Your task is to transcribe all of the data below exactly, omitting the images.
──────── COLLECTED DATA ────────
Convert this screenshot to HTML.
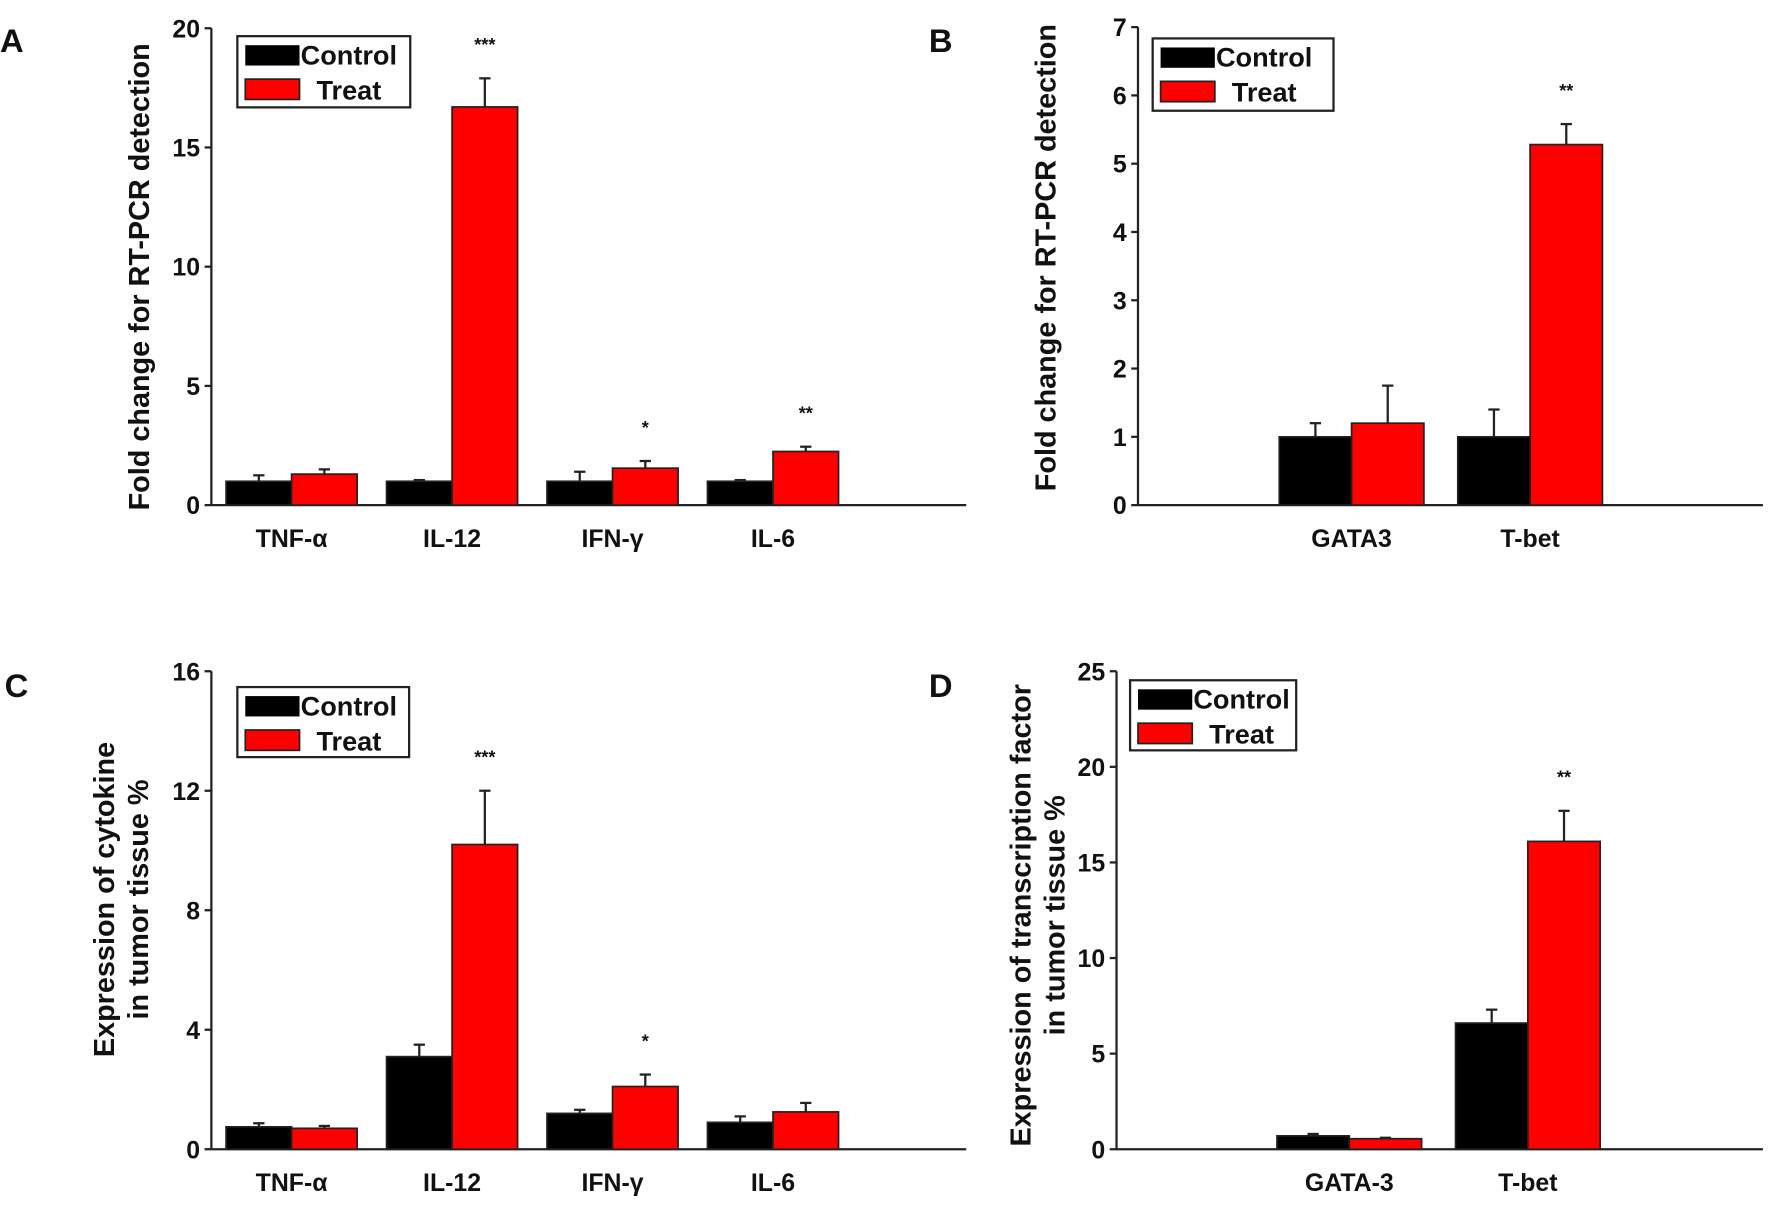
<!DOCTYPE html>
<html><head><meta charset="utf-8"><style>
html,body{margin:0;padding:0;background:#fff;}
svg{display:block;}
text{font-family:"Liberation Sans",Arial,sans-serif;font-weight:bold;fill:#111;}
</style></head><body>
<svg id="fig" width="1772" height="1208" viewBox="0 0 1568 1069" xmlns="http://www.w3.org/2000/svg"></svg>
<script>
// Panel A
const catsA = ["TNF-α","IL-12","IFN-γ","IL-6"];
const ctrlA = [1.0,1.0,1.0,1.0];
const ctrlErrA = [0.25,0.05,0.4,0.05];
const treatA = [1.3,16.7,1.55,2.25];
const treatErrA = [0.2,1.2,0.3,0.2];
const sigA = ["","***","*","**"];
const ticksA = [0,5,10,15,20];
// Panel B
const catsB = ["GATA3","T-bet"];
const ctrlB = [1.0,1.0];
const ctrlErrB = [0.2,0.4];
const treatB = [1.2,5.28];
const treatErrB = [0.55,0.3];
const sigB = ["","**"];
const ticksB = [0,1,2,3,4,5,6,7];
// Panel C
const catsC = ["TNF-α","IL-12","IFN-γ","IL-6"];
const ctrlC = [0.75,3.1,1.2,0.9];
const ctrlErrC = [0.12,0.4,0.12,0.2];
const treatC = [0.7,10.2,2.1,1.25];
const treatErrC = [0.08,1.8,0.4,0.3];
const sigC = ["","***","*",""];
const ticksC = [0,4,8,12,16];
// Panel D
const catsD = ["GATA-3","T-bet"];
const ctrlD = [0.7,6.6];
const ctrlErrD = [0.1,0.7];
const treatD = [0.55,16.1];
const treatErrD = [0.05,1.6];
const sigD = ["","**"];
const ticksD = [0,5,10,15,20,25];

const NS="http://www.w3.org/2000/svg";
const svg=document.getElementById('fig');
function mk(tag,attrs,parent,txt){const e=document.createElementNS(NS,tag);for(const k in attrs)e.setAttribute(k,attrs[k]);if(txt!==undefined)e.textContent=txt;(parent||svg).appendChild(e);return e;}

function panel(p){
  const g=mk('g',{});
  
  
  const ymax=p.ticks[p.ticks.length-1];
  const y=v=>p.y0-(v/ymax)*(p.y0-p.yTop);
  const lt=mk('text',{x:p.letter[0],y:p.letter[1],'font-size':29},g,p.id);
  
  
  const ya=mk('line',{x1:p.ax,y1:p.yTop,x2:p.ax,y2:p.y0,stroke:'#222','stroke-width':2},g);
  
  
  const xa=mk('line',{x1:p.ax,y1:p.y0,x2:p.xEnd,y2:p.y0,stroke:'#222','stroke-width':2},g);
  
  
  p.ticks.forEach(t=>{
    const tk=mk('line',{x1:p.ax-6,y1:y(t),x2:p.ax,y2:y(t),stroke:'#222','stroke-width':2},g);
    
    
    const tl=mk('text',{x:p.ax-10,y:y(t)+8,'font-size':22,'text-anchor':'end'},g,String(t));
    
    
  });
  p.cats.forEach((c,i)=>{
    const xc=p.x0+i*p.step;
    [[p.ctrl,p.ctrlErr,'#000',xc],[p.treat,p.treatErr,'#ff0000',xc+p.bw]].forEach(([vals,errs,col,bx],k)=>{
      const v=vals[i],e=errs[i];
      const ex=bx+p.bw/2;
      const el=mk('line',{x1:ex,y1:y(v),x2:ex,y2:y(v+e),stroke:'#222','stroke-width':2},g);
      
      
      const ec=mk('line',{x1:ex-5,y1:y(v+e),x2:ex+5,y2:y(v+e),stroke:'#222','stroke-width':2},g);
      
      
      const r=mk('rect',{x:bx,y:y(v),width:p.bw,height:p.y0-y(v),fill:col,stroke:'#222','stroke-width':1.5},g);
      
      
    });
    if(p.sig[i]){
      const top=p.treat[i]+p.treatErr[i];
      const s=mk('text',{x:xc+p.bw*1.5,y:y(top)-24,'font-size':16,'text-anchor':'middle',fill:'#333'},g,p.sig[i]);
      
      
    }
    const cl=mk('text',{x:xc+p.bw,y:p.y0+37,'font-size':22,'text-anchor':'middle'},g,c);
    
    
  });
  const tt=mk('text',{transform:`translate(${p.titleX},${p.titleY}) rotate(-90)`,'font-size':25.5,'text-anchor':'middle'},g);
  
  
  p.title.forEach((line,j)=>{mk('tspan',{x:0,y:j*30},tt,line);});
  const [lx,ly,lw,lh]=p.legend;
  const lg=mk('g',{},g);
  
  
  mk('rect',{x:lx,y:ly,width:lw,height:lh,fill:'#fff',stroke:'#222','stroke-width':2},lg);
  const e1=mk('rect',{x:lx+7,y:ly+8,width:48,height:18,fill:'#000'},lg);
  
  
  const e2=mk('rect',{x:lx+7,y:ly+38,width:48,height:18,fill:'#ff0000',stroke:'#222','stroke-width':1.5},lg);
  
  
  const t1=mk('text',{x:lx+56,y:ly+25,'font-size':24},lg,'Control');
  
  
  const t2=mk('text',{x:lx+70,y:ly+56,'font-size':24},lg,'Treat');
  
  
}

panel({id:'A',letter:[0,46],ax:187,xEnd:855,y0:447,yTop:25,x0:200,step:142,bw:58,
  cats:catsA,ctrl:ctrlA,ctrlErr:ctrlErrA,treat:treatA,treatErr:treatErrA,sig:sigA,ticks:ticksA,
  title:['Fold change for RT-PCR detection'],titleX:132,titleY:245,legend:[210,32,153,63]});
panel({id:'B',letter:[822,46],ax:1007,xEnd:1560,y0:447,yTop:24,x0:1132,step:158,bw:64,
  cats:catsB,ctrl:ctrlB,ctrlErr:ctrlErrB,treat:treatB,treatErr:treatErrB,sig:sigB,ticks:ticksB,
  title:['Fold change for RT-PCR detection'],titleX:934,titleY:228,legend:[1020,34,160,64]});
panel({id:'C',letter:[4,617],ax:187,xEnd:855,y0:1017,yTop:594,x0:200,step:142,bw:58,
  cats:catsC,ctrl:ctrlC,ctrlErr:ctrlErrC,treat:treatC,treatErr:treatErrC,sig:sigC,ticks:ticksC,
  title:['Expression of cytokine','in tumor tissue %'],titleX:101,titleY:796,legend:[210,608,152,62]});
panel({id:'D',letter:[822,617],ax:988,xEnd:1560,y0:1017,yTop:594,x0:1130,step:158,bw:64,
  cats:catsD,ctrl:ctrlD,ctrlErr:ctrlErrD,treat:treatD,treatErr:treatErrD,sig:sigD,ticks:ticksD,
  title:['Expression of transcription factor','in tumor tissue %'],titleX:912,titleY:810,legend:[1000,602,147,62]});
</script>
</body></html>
────────
▸ TASK RESULT:
Convert this screenshot to HTML.
<!DOCTYPE html>
<html><head><meta charset="utf-8"><style>
html,body{margin:0;padding:0;background:#fff;}
svg{display:block;}
text{font-family:"Liberation Sans",Arial,sans-serif;font-weight:bold;fill:#111;}
</style></head><body>
<svg id="fig" width="1772" height="1208" viewBox="0 0 1568 1069" xmlns="http://www.w3.org/2000/svg"></svg>
<script>
// Panel A
const catsA = ["TNF-α","IL-12","IFN-γ","IL-6"];
const ctrlA = [1.0,1.0,1.0,1.0];
const ctrlErrA = [0.25,0.05,0.4,0.05];
const treatA = [1.3,16.7,1.55,2.25];
const treatErrA = [0.2,1.2,0.3,0.2];
const sigA = ["","***","*","**"];
const ticksA = [0,5,10,15,20];
// Panel B
const catsB = ["GATA3","T-bet"];
const ctrlB = [1.0,1.0];
const ctrlErrB = [0.2,0.4];
const treatB = [1.2,5.28];
const treatErrB = [0.55,0.3];
const sigB = ["","**"];
const ticksB = [0,1,2,3,4,5,6,7];
// Panel C
const catsC = ["TNF-α","IL-12","IFN-γ","IL-6"];
const ctrlC = [0.75,3.1,1.2,0.9];
const ctrlErrC = [0.12,0.4,0.12,0.2];
const treatC = [0.7,10.2,2.1,1.25];
const treatErrC = [0.08,1.8,0.4,0.3];
const sigC = ["","***","*",""];
const ticksC = [0,4,8,12,16];
// Panel D
const catsD = ["GATA-3","T-bet"];
const ctrlD = [0.7,6.6];
const ctrlErrD = [0.1,0.7];
const treatD = [0.55,16.1];
const treatErrD = [0.05,1.6];
const sigD = ["","**"];
const ticksD = [0,5,10,15,20,25];

const NS="http://www.w3.org/2000/svg";
const svg=document.getElementById('fig');
function mk(tag,attrs,parent,txt){const e=document.createElementNS(NS,tag);for(const k in attrs)e.setAttribute(k,attrs[k]);if(txt!==undefined)e.textContent=txt;(parent||svg).appendChild(e);return e;}

function panel(p){
  const g=mk('g',{});
  
  
  const ymax=p.ticks[p.ticks.length-1];
  const y=v=>p.y0-(v/ymax)*(p.y0-p.yTop);
  const lt=mk('text',{x:p.letter[0],y:p.letter[1],'font-size':29},g,p.id);
  
  
  const ya=mk('line',{x1:p.ax,y1:p.yTop,x2:p.ax,y2:p.y0,stroke:'#222','stroke-width':2},g);
  
  
  const xa=mk('line',{x1:p.ax,y1:p.y0,x2:p.xEnd,y2:p.y0,stroke:'#222','stroke-width':2},g);
  
  
  p.ticks.forEach(t=>{
    const tk=mk('line',{x1:p.ax-6,y1:y(t),x2:p.ax,y2:y(t),stroke:'#222','stroke-width':2},g);
    
    
    const tl=mk('text',{x:p.ax-10,y:y(t)+8,'font-size':22,'text-anchor':'end'},g,String(t));
    
    
  });
  p.cats.forEach((c,i)=>{
    const xc=p.x0+i*p.step;
    [[p.ctrl,p.ctrlErr,'#000',xc],[p.treat,p.treatErr,'#ff0000',xc+p.bw]].forEach(([vals,errs,col,bx],k)=>{
      const v=vals[i],e=errs[i];
      const ex=bx+p.bw/2;
      const el=mk('line',{x1:ex,y1:y(v),x2:ex,y2:y(v+e),stroke:'#222','stroke-width':2},g);
      
      
      const ec=mk('line',{x1:ex-5,y1:y(v+e),x2:ex+5,y2:y(v+e),stroke:'#222','stroke-width':2},g);
      
      
      const r=mk('rect',{x:bx,y:y(v),width:p.bw,height:p.y0-y(v),fill:col,stroke:'#222','stroke-width':1.5},g);
      
      
    });
    if(p.sig[i]){
      const top=p.treat[i]+p.treatErr[i];
      const s=mk('text',{x:xc+p.bw*1.5,y:y(top)-24,'font-size':16,'text-anchor':'middle',fill:'#333'},g,p.sig[i]);
      
      
    }
    const cl=mk('text',{x:xc+p.bw,y:p.y0+37,'font-size':22,'text-anchor':'middle'},g,c);
    
    
  });
  const tt=mk('text',{transform:`translate(${p.titleX},${p.titleY}) rotate(-90)`,'font-size':25.5,'text-anchor':'middle'},g);
  
  
  p.title.forEach((line,j)=>{mk('tspan',{x:0,y:j*30},tt,line);});
  const [lx,ly,lw,lh]=p.legend;
  const lg=mk('g',{},g);
  
  
  mk('rect',{x:lx,y:ly,width:lw,height:lh,fill:'#fff',stroke:'#222','stroke-width':2},lg);
  const e1=mk('rect',{x:lx+7,y:ly+8,width:48,height:18,fill:'#000'},lg);
  
  
  const e2=mk('rect',{x:lx+7,y:ly+38,width:48,height:18,fill:'#ff0000',stroke:'#222','stroke-width':1.5},lg);
  
  
  const t1=mk('text',{x:lx+56,y:ly+25,'font-size':24},lg,'Control');
  
  
  const t2=mk('text',{x:lx+70,y:ly+56,'font-size':24},lg,'Treat');
  
  
}

panel({id:'A',letter:[0,46],ax:187,xEnd:855,y0:447,yTop:25,x0:200,step:142,bw:58,
  cats:catsA,ctrl:ctrlA,ctrlErr:ctrlErrA,treat:treatA,treatErr:treatErrA,sig:sigA,ticks:ticksA,
  title:['Fold change for RT-PCR detection'],titleX:132,titleY:245,legend:[210,32,153,63]});
panel({id:'B',letter:[822,46],ax:1007,xEnd:1560,y0:447,yTop:24,x0:1132,step:158,bw:64,
  cats:catsB,ctrl:ctrlB,ctrlErr:ctrlErrB,treat:treatB,treatErr:treatErrB,sig:sigB,ticks:ticksB,
  title:['Fold change for RT-PCR detection'],titleX:934,titleY:228,legend:[1020,34,160,64]});
panel({id:'C',letter:[4,617],ax:187,xEnd:855,y0:1017,yTop:594,x0:200,step:142,bw:58,
  cats:catsC,ctrl:ctrlC,ctrlErr:ctrlErrC,treat:treatC,treatErr:treatErrC,sig:sigC,ticks:ticksC,
  title:['Expression of cytokine','in tumor tissue %'],titleX:101,titleY:796,legend:[210,608,152,62]});
panel({id:'D',letter:[822,617],ax:988,xEnd:1560,y0:1017,yTop:594,x0:1130,step:158,bw:64,
  cats:catsD,ctrl:ctrlD,ctrlErr:ctrlErrD,treat:treatD,treatErr:treatErrD,sig:sigD,ticks:ticksD,
  title:['Expression of transcription factor','in tumor tissue %'],titleX:912,titleY:810,legend:[1000,602,147,62]});
</script>
</body></html>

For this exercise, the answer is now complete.